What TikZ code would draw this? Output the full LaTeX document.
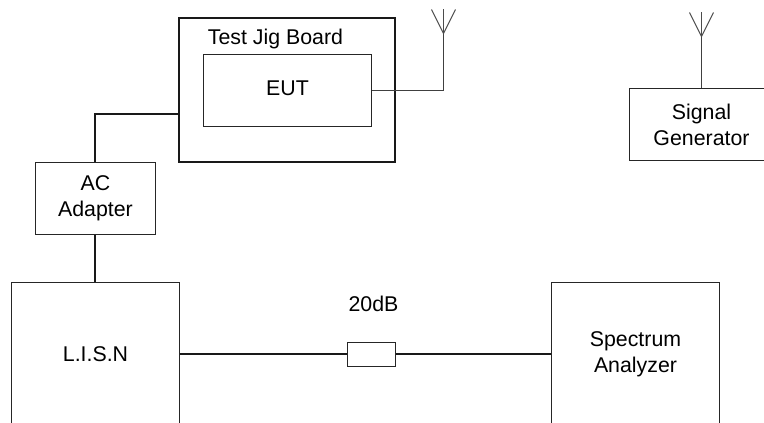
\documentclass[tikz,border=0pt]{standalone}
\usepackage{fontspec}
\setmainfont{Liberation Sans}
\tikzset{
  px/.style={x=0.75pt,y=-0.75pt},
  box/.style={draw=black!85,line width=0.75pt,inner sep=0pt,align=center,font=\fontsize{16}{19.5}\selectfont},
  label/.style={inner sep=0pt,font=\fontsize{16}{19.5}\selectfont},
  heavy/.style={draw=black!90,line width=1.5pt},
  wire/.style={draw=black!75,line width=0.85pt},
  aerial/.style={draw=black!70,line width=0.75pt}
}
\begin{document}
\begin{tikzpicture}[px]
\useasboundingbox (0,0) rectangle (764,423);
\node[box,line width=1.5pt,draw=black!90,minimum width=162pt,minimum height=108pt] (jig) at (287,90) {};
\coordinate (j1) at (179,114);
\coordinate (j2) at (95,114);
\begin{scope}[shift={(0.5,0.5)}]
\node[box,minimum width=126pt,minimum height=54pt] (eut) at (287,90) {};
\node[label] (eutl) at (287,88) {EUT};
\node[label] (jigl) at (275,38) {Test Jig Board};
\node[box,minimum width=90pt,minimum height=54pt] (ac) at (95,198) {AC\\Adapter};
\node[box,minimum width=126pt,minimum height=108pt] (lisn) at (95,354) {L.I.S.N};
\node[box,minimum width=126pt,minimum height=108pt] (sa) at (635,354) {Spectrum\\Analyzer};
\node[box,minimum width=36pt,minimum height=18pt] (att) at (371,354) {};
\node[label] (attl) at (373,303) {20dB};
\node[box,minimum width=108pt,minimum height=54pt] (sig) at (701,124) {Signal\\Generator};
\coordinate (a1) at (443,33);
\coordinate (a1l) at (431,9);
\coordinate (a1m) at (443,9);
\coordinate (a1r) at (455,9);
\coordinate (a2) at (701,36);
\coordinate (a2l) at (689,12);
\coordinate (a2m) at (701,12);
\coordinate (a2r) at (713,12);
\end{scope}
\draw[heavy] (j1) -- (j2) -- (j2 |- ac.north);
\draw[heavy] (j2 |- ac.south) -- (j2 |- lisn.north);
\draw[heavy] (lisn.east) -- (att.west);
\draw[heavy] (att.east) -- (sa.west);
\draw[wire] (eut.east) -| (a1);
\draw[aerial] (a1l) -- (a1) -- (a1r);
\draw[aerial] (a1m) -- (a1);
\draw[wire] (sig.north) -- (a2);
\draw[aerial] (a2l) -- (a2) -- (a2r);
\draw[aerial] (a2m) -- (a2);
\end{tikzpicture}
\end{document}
_ _ _ _
## [Short exercise]
Exclude every picture and copy the remaining data exactly.

## [The answer]
What TikZ code would draw this? Output the full LaTeX document.
\documentclass[tikz,border=0pt]{standalone}
\usepackage{fontspec}
\setmainfont{Liberation Sans}
\tikzset{
  px/.style={x=0.75pt,y=-0.75pt},
  box/.style={draw=black!85,line width=0.75pt,inner sep=0pt,align=center,font=\fontsize{16}{19.5}\selectfont},
  label/.style={inner sep=0pt,font=\fontsize{16}{19.5}\selectfont},
  heavy/.style={draw=black!90,line width=1.5pt},
  wire/.style={draw=black!75,line width=0.85pt},
  aerial/.style={draw=black!70,line width=0.75pt}
}
\begin{document}
\begin{tikzpicture}[px]
\useasboundingbox (0,0) rectangle (764,423);
\node[box,line width=1.5pt,draw=black!90,minimum width=162pt,minimum height=108pt] (jig) at (287,90) {};
\coordinate (j1) at (179,114);
\coordinate (j2) at (95,114);
\begin{scope}[shift={(0.5,0.5)}]
\node[box,minimum width=126pt,minimum height=54pt] (eut) at (287,90) {};
\node[label] (eutl) at (287,88) {EUT};
\node[label] (jigl) at (275,38) {Test Jig Board};
\node[box,minimum width=90pt,minimum height=54pt] (ac) at (95,198) {AC\\Adapter};
\node[box,minimum width=126pt,minimum height=108pt] (lisn) at (95,354) {L.I.S.N};
\node[box,minimum width=126pt,minimum height=108pt] (sa) at (635,354) {Spectrum\\Analyzer};
\node[box,minimum width=36pt,minimum height=18pt] (att) at (371,354) {};
\node[label] (attl) at (373,303) {20dB};
\node[box,minimum width=108pt,minimum height=54pt] (sig) at (701,124) {Signal\\Generator};
\coordinate (a1) at (443,33);
\coordinate (a1l) at (431,9);
\coordinate (a1m) at (443,9);
\coordinate (a1r) at (455,9);
\coordinate (a2) at (701,36);
\coordinate (a2l) at (689,12);
\coordinate (a2m) at (701,12);
\coordinate (a2r) at (713,12);
\end{scope}
\draw[heavy] (j1) -- (j2) -- (j2 |- ac.north);
\draw[heavy] (j2 |- ac.south) -- (j2 |- lisn.north);
\draw[heavy] (lisn.east) -- (att.west);
\draw[heavy] (att.east) -- (sa.west);
\draw[wire] (eut.east) -| (a1);
\draw[aerial] (a1l) -- (a1) -- (a1r);
\draw[aerial] (a1m) -- (a1);
\draw[wire] (sig.north) -- (a2);
\draw[aerial] (a2l) -- (a2) -- (a2r);
\draw[aerial] (a2m) -- (a2);
\end{tikzpicture}
\end{document}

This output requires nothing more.